- OBJECTIVE:
Repeat verbatim only the lines from the one with "Output the Python" through the one with "2.3, 2.1, 1.9]", both ends kept. Pictures stay out.

- DATASET RECORDS:
---

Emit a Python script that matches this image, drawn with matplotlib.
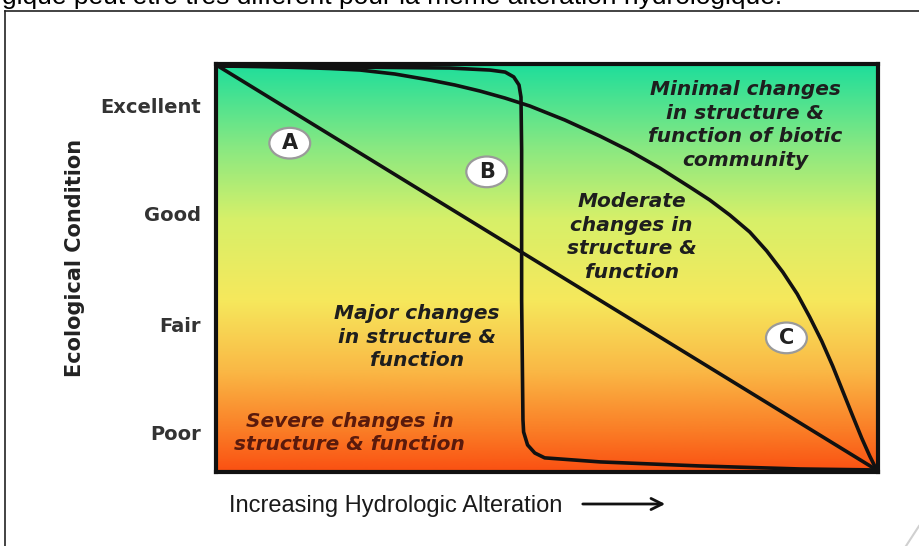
import numpy as np
import matplotlib
matplotlib.use("Agg")
from matplotlib import pyplot as plt
from matplotlib.colors import LinearSegmentedColormap
from matplotlib.lines import Line2D
from matplotlib.patches import Ellipse, FancyArrowPatch

# condition levels (0 = worst, 100 = best)
levels = ["Poor", "Fair", "Good", "Excellent"]
level_pos = [9.2, 35.9, 63.6, 90.3]

# curve A: linear decline
a_x = [0, 100]
a_y = [100, 0]

# curve B: threshold response
b_x = [0, 20.0, 35.2, 41.3, 43.6, 44.9, 45.7, 46.0, 46.1, 46.1, 46.3, 46.4,
       47.0, 48.1, 49.6, 58.0, 73.1, 88.3, 100]
b_y = [100, 99.75, 99.5, 99.0, 98.5, 97.3, 95.3, 92.3, 79.2, 42.1, 12.4, 9.4,
       6.2, 4.2, 3.0, 2.0, 1.0, 0.25, 0]

# curve C: resistant, late decline
c_x = [0, 6.37, 12.44, 16.99, 21.55, 26.86, 32.17, 35.96, 39.76, 43.55, 47.34,
       52.66, 57.97, 62.52, 67.07, 71.62, 74.66, 77.69, 80.73, 83.31, 85.74,
       87.94, 89.83, 91.65, 93.32, 94.84, 96.36, 97.72, 98.94, 100]
c_y = [100, 99.88, 99.63, 99.38, 99.01, 98.02, 96.53, 95.30, 93.81, 92.08, 90.10,
       86.63, 82.67, 78.96, 74.75, 70.05, 66.83, 63.12, 58.91, 54.21, 49.01,
       43.56, 37.87, 31.93, 25.74, 19.55, 13.37, 7.92, 3.47, 0]

W, H = 919, 546
fig = plt.figure(figsize=(W / 100, H / 100), dpi=100)
fig.patch.set_facecolor("white")

def fx(px):
    return px / W

def fy(py):
    return 1 - py / H

ax = fig.add_axes([fx(216), fy(472), (878 - 216) / W, (472 - 64) / H])
ax.set_xlim(-0.3, 100.2)
ax.set_ylim(-0.5, 100.5)

# background gradient, orange-red at the bottom to green at the top
grad = LinearSegmentedColormap.from_list("cond", [
    (0.00, (250/255, 80/255, 18/255)),
    (0.10, (250/255, 125/255, 38/255)),
    (0.25, (250/255, 185/255, 70/255)),
    (0.42, (246/255, 232/255, 92/255)),
    (0.62, (215/255, 240/255, 105/255)),
    (0.80, (135/255, 232/255, 130/255)),
    (1.00, (30/255, 222/255, 155/255)),
])
ax.imshow(np.linspace(0, 1, 256).reshape(-1, 1), cmap=grad, origin="lower",
          extent=[-0.3, 100.2, -0.5, 100.5], aspect="auto", zorder=0)

for s in ax.spines.values():
    s.set_linewidth(3)
    s.set_color("#111111")

lw = 2.6
ax.plot(a_x, a_y, color="#111111", lw=lw, solid_capstyle="round", zorder=3)
ax.plot(b_x, b_y, color="#111111", lw=lw, solid_joinstyle="round", zorder=3)
ax.plot(c_x, c_y, color="#111111", lw=lw, solid_joinstyle="round", zorder=3)

ax.set_xticks([])
ax.set_yticks(level_pos, levels)
ax.tick_params(axis="y", length=0, pad=11, labelsize=14, labelcolor="#333333")
for t in ax.get_yticklabels():
    t.set_fontweight("bold")

# region descriptions
txt = dict(fontsize=14.5, fontweight="bold", fontstyle="italic", ha="center",
           va="center", color="#1e1e1e", linespacing=1.3, zorder=4)
ax.text(80.0, 85.4, "Minimal changes\nin structure &\nfunction of biotic\ncommunity", **txt)
ax.text(62.8, 57.7, "Moderate\nchanges in\nstructure &\nfunction", **txt)
ax.text(30.2, 32.9, "Major changes\nin structure &\nfunction", **txt)
txt["color"] = "#5a1a0c"
ax.text(20.0, 9.2, "Severe changes in\nstructure & function", **txt)

# curve markers (slightly wide ellipses)
for lab, x, y in [("A", 10.9, 80.9), ("B", 40.8, 73.8), ("C", 86.3, 32.7)]:
    ax.add_patch(Ellipse((x, y), 6.2, 7.6, fc="white", ec="#9a9a9a", lw=1.6, zorder=5))
    ax.text(x, y, lab, fontsize=15, fontweight="bold", ha="center", va="center",
            color="#222222", zorder=6)

fig.text(fx(75), fy(258), "Ecological Condition", rotation=90, fontsize=15,
         fontweight="bold", color="#222222", ha="center", va="center")

fig.text(fx(229), fy(512), "Increasing Hydrologic Alteration", fontsize=17,
         family="Liberation Sans", color="#1a1a1a", ha="left", va="baseline")
fig.add_artist(FancyArrowPatch(
    (fx(580), fy(504)), (fx(668), fy(504)), transform=fig.transFigure,
    arrowstyle="->", mutation_scale=20, lw=2, color="#111111"))

# cut-off caption from the page above and the page frame
fig.text(fx(782), fy(4), "gique peut être très différent pour la même altération hydrologique.",
         fontsize=19, family="Liberation Sans", color="black", ha="right", va="baseline")
fig.add_artist(Line2D([fx(5), fx(919)], [fy(11), fy(11)], color="#222222", lw=1.2))
fig.add_artist(Line2D([fx(5), fx(5)], [fy(11), fy(546)], color="#222222", lw=1.2))
fig.add_artist(Line2D([fx(906), fx(919)], [fy(546), fy(526)], color="#d0d0d0", lw=1.5))

fig.savefig("out.png", dpi=100)
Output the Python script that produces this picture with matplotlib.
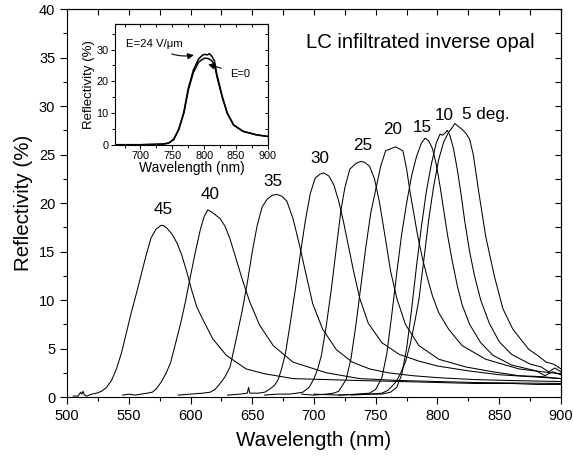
import matplotlib
matplotlib.use("Agg")
import matplotlib.pyplot as plt
from matplotlib.ticker import MultipleLocator

plt.rcParams["font.family"] = ["Liberation Sans", "DejaVu Sans"]

# reflectivity spectra for each incidence angle (deg)
wl_45 = [505, 509, 511, 512, 513, 514, 516, 520, 524, 528, 532, 536, 540, 544, 548, 552, 556, 560, 564, 568,
         572, 576, 578, 581, 585, 589, 593, 597, 601, 605, 610, 618, 629, 645, 660, 683, 710, 737, 770, 800,
         830, 860, 880, 900]
r_45 = [0.1, 0.1, 0.5, 0.3, 0.6, 0.2, 0.1, 0.3, 0.4, 0.6, 1.0, 1.7, 2.9, 4.5, 6.6, 8.7, 10.6, 12.6, 14.6, 16.4,
        17.3, 17.7, 17.7, 17.4, 16.8, 15.9, 14.6, 12.9, 11.0, 9.3, 8.0, 6.0, 4.3, 2.9, 2.4, 1.9, 1.8, 1.7, 1.6, 1.5,
        1.4, 1.4, 1.3, 1.3]

wl_40 = [545, 550, 555, 560, 565, 569, 572, 576, 580, 584, 588, 592, 596, 600, 604, 608, 611, 614, 617, 620,
         624, 628, 632, 637, 642, 648, 656, 667, 683, 710, 737, 770, 800, 830, 860, 900]
r_40 = [0.2, 0.3, 0.2, 0.3, 0.4, 0.5, 0.8, 1.5, 2.4, 3.6, 5.6, 7.6, 9.9, 12.5, 15.0, 17.3, 18.6, 19.3, 19.1, 18.8,
        18.4, 17.6, 16.3, 14.2, 12.1, 9.8, 7.4, 5.3, 3.6, 2.5, 1.9, 1.7, 1.6, 1.5, 1.45, 1.4]

wl_35 = [590, 600, 610, 616, 620, 624, 628, 632, 637, 642, 646, 650, 654, 658, 662, 666, 670, 674, 678, 683,
         688, 694, 699, 707, 718, 731, 745, 760, 780, 800, 830, 860, 900]
r_35 = [0.2, 0.3, 0.4, 0.5, 0.8, 1.4, 2.1, 3.1, 6.0, 9.0, 11.8, 15.0, 17.7, 19.6, 20.4, 20.8, 20.9, 20.7, 20.2, 18.4,
        15.8, 12.4, 9.6, 7.0, 4.9, 3.6, 2.9, 2.5, 2.2, 2.0, 1.8, 1.7, 1.6]

wl_30 = [630, 640, 646, 647, 648, 655, 660, 664, 668, 671, 674, 677, 681, 685, 689, 693, 697, 701, 705, 708,
         712, 716, 720, 724, 728, 732, 737, 744, 755, 769, 785, 800, 825, 850, 875, 900]
r_30 = [0.2, 0.3, 0.4, 1.0, 0.4, 0.4, 0.5, 0.8, 1.2, 1.8, 3.0, 4.6, 7.8, 11.2, 14.8, 18.2, 21.0, 22.6, 23.0, 23.1,
        22.8, 21.9, 20.2, 18.0, 15.5, 13.0, 10.2, 7.6, 5.6, 4.4, 3.7, 3.2, 2.7, 2.3, 2.1, 1.9]

wl_25 = [660, 670, 680, 686, 691, 696, 700, 703, 706, 710, 714, 718, 722, 725, 729, 734, 738, 741, 745, 749,
         753, 758, 762, 767, 774, 785, 801, 823, 845, 866, 885, 900]
r_25 = [0.2, 0.3, 0.3, 0.4, 0.5, 1.0, 1.9, 2.9, 4.3, 7.4, 11.1, 15.3, 19.4, 21.6, 23.5, 24.1, 24.3, 24.2, 23.8, 22.5,
        20.1, 16.2, 13.0, 10.2, 7.5, 5.3, 3.9, 3.1, 2.6, 2.2, 2.1, 1.9]

wl_20 = [690, 700, 710, 716, 720, 726, 730, 734, 738, 742, 746, 750, 754, 758, 762, 766, 769, 772, 775, 778,
         781, 784, 788, 792, 796, 801, 809, 820, 839, 866, 885, 900]
r_20 = [0.3, 0.2, 0.3, 0.4, 0.6, 1.8, 4.0, 7.5, 11.5, 15.5, 19.0, 21.4, 23.8, 25.4, 25.6, 25.8, 25.6, 25.4, 23.5, 21.0,
        18.8, 16.6, 14.2, 12.2, 10.4, 8.7, 7.0, 5.3, 3.9, 2.9, 2.6, 2.4]

wl_15 = [700, 720, 735, 745, 750, 755, 759, 763, 767, 771, 775, 779, 783, 787, 790, 793, 796, 799, 802, 805,
         808, 812, 816, 820, 826, 835, 845, 860, 880, 887, 893, 900]
r_15 = [0.3, 0.2, 0.3, 0.4, 0.8, 2.0, 4.5, 8.5, 12.8, 16.8, 20.0, 22.8, 24.8, 26.2, 26.7, 26.4, 25.6, 24.0, 21.8, 19.3,
        16.8, 14.0, 11.5, 9.5, 7.5, 5.6, 4.3, 3.3, 2.7, 2.2, 2.6, 2.3]

wl_10 = [720, 740, 755, 762, 767, 771, 775, 779, 783, 787, 791, 795, 799, 802, 804, 806, 808, 810, 813, 816,
         819, 822, 826, 830, 835, 842, 850, 860, 875, 884, 890, 895, 900]
r_10 = [0.2, 0.3, 0.3, 0.5, 1.0, 2.3, 5.0, 9.0, 13.5, 17.6, 21.2, 24.0, 26.2, 27.1, 27.0, 27.2, 27.5, 27.0, 25.6, 23.5,
        21.0, 18.2, 15.0, 12.5, 10.0, 7.6, 5.7, 4.4, 3.4, 3.1, 2.6, 3.0, 2.6]

wl_5 = [730, 745, 755, 760, 766, 770, 774, 778, 782, 785, 789, 793, 797, 801, 805, 809, 812, 814, 817, 820,
        823, 826, 829, 833, 839, 846, 853, 861, 874, 881, 888, 894, 900]
r_5 = [0.2, 0.3, 0.4, 0.7, 1.5, 2.4, 3.6, 5.5, 8.0, 10.1, 14.2, 18.4, 21.8, 24.5, 26.3, 27.3, 27.8, 28.2, 27.9, 27.6,
       27.2, 26.6, 25.0, 21.5, 16.6, 12.5, 9.1, 7.0, 4.9, 4.3, 3.6, 3.4, 2.9]

curves = [(wl_45, r_45), (wl_40, r_40), (wl_35, r_35), (wl_30, r_30), (wl_25, r_25),
          (wl_20, r_20), (wl_15, r_15), (wl_10, r_10), (wl_5, r_5)]

angle_labels = ["45", "40", "35", "30", "25", "20", "15", "10", "5 deg."]
label_x = [577.5, 615.5, 667, 704.5, 739, 764, 787.5, 805.5, 839]
label_y = [19.3, 20.9, 22.2, 24.6, 25.9, 27.6, 27.8, 29.0, 29.1]

# inset: 5 deg spectrum with and without field
inset_wl = [660, 680, 700, 720, 735, 744, 752, 760, 768, 775, 783, 791, 797, 801, 805, 808, 812, 816, 820, 828,
            836, 846, 861, 882, 900]
inset_r0 = [0.1, 0.1, 0.1, 0.2, 0.3, 0.6, 1.7, 4.8, 10.0, 17.3, 22.8, 26.0, 26.9, 27.3, 27.2, 27.0, 26.4, 25.2, 21.4,
            15.2, 10.0, 6.3, 4.3, 3.2, 2.7]
inset_r24 = [0.1, 0.1, 0.1, 0.2, 0.3, 0.6, 1.8, 5.0, 10.4, 17.8, 23.6, 27.0, 28.2, 28.5, 28.3, 28.7, 27.9, 26.4, 22.0,
             15.4, 10.1, 6.3, 4.3, 3.2, 2.7]

fig = plt.figure(figsize=(5.73, 4.59), dpi=100)
ax = fig.add_axes([0.117, 0.135, 0.862, 0.845])

for wl, r in curves:
    ax.plot(wl, r, color="black", linewidth=0.75)

for lab, x, y in zip(angle_labels, label_x, label_y):
    ax.text(x, y, lab, ha="center", va="center", fontsize=12.3)

ax.text(693.5, 36.6, "LC infiltrated inverse opal", ha="left", va="center", fontsize=14.6)

ax.set_xlim(500, 900)
ax.set_ylim(0, 40)
ax.xaxis.set_major_locator(MultipleLocator(50))
ax.xaxis.set_minor_locator(MultipleLocator(25))
ax.yaxis.set_major_locator(MultipleLocator(5))
ax.yaxis.set_minor_locator(MultipleLocator(2.5))
ax.tick_params(which="major", direction="out", length=5, width=0.8, labelsize=10.5)
ax.tick_params(which="minor", direction="out", length=3, width=0.8)
ax.set_xlabel("Wavelength (nm)", fontsize=14.8, labelpad=6)
ax.set_ylabel("Reflectivity (%)", fontsize=14.8, labelpad=4)

top = ax.secondary_xaxis("top")
top.xaxis.set_major_locator(MultipleLocator(50))
top.xaxis.set_minor_locator(MultipleLocator(25))
top.tick_params(which="both", direction="in", labeltop=False, length=4, width=0.8)
right = ax.secondary_yaxis("right")
right.yaxis.set_major_locator(MultipleLocator(5))
right.yaxis.set_minor_locator(MultipleLocator(2.5))
right.tick_params(which="both", direction="in", labelright=False, length=4, width=0.8)

# inset
ins = fig.add_axes([0.2007, 0.684, 0.267, 0.2636])
ins.plot(inset_wl, inset_r0, color="black", linewidth=1.1)
ins.plot(inset_wl, inset_r24, color="black", linewidth=1.1)
ins.set_xlim(660, 900)
ins.set_ylim(0, 38)
ins.xaxis.set_major_locator(MultipleLocator(50))
ins.xaxis.set_minor_locator(MultipleLocator(25))
ins.yaxis.set_major_locator(MultipleLocator(10))
ins.yaxis.set_minor_locator(MultipleLocator(5))
ins.tick_params(which="major", direction="out", length=3, width=0.7, labelsize=7.8, pad=1.5)
ins.tick_params(which="minor", direction="out", length=2, width=0.7)
ins.set_xticks([700, 750, 800, 850, 900])
ins.set_xlabel("Wavelength (nm)", fontsize=10, labelpad=0)
ins.set_ylabel("Reflectivity (%)", fontsize=9.5, labelpad=1)
itop = ins.secondary_xaxis("top")
itop.xaxis.set_major_locator(MultipleLocator(50))
itop.xaxis.set_minor_locator(MultipleLocator(25))
itop.tick_params(which="both", direction="in", labeltop=False, length=2.5, width=0.7)
iright = ins.secondary_yaxis("right")
iright.yaxis.set_major_locator(MultipleLocator(5))
iright.tick_params(which="both", direction="in", labelright=False, length=2.5, width=0.7)

ins.annotate("E=24 V/\u03bcm", xy=(788, 28.4), xytext=(722, 31.7), fontsize=8.2,
             ha="center", va="center",
             arrowprops=dict(arrowstyle="-|>", color="black", lw=0.8, mutation_scale=9,
                             shrinkA=4, connectionstyle="arc3,rad=0.25"))
ins.annotate("E=0", xy=(802, 25.6), xytext=(857, 22.3), fontsize=8,
             ha="center", va="center",
             arrowprops=dict(arrowstyle="-|>", color="black", lw=0.8, mutation_scale=9,
                             shrinkA=5, connectionstyle="arc3,rad=0.0"))

fig.savefig("out.png", dpi=100)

---

- WRITTEN RESPONSE:
Output the Python script that produces this picture with matplotlib.
import matplotlib
matplotlib.use("Agg")
import matplotlib.pyplot as plt
from matplotlib.ticker import MultipleLocator

plt.rcParams["font.family"] = ["Liberation Sans", "DejaVu Sans"]

# reflectivity spectra for each incidence angle (deg)
wl_45 = [505, 509, 511, 512, 513, 514, 516, 520, 524, 528, 532, 536, 540, 544, 548, 552, 556, 560, 564, 568,
         572, 576, 578, 581, 585, 589, 593, 597, 601, 605, 610, 618, 629, 645, 660, 683, 710, 737, 770, 800,
         830, 860, 880, 900]
r_45 = [0.1, 0.1, 0.5, 0.3, 0.6, 0.2, 0.1, 0.3, 0.4, 0.6, 1.0, 1.7, 2.9, 4.5, 6.6, 8.7, 10.6, 12.6, 14.6, 16.4,
        17.3, 17.7, 17.7, 17.4, 16.8, 15.9, 14.6, 12.9, 11.0, 9.3, 8.0, 6.0, 4.3, 2.9, 2.4, 1.9, 1.8, 1.7, 1.6, 1.5,
        1.4, 1.4, 1.3, 1.3]

wl_40 = [545, 550, 555, 560, 565, 569, 572, 576, 580, 584, 588, 592, 596, 600, 604, 608, 611, 614, 617, 620,
         624, 628, 632, 637, 642, 648, 656, 667, 683, 710, 737, 770, 800, 830, 860, 900]
r_40 = [0.2, 0.3, 0.2, 0.3, 0.4, 0.5, 0.8, 1.5, 2.4, 3.6, 5.6, 7.6, 9.9, 12.5, 15.0, 17.3, 18.6, 19.3, 19.1, 18.8,
        18.4, 17.6, 16.3, 14.2, 12.1, 9.8, 7.4, 5.3, 3.6, 2.5, 1.9, 1.7, 1.6, 1.5, 1.45, 1.4]

wl_35 = [590, 600, 610, 616, 620, 624, 628, 632, 637, 642, 646, 650, 654, 658, 662, 666, 670, 674, 678, 683,
         688, 694, 699, 707, 718, 731, 745, 760, 780, 800, 830, 860, 900]
r_35 = [0.2, 0.3, 0.4, 0.5, 0.8, 1.4, 2.1, 3.1, 6.0, 9.0, 11.8, 15.0, 17.7, 19.6, 20.4, 20.8, 20.9, 20.7, 20.2, 18.4,
        15.8, 12.4, 9.6, 7.0, 4.9, 3.6, 2.9, 2.5, 2.2, 2.0, 1.8, 1.7, 1.6]

wl_30 = [630, 640, 646, 647, 648, 655, 660, 664, 668, 671, 674, 677, 681, 685, 689, 693, 697, 701, 705, 708,
         712, 716, 720, 724, 728, 732, 737, 744, 755, 769, 785, 800, 825, 850, 875, 900]
r_30 = [0.2, 0.3, 0.4, 1.0, 0.4, 0.4, 0.5, 0.8, 1.2, 1.8, 3.0, 4.6, 7.8, 11.2, 14.8, 18.2, 21.0, 22.6, 23.0, 23.1,
        22.8, 21.9, 20.2, 18.0, 15.5, 13.0, 10.2, 7.6, 5.6, 4.4, 3.7, 3.2, 2.7, 2.3, 2.1, 1.9]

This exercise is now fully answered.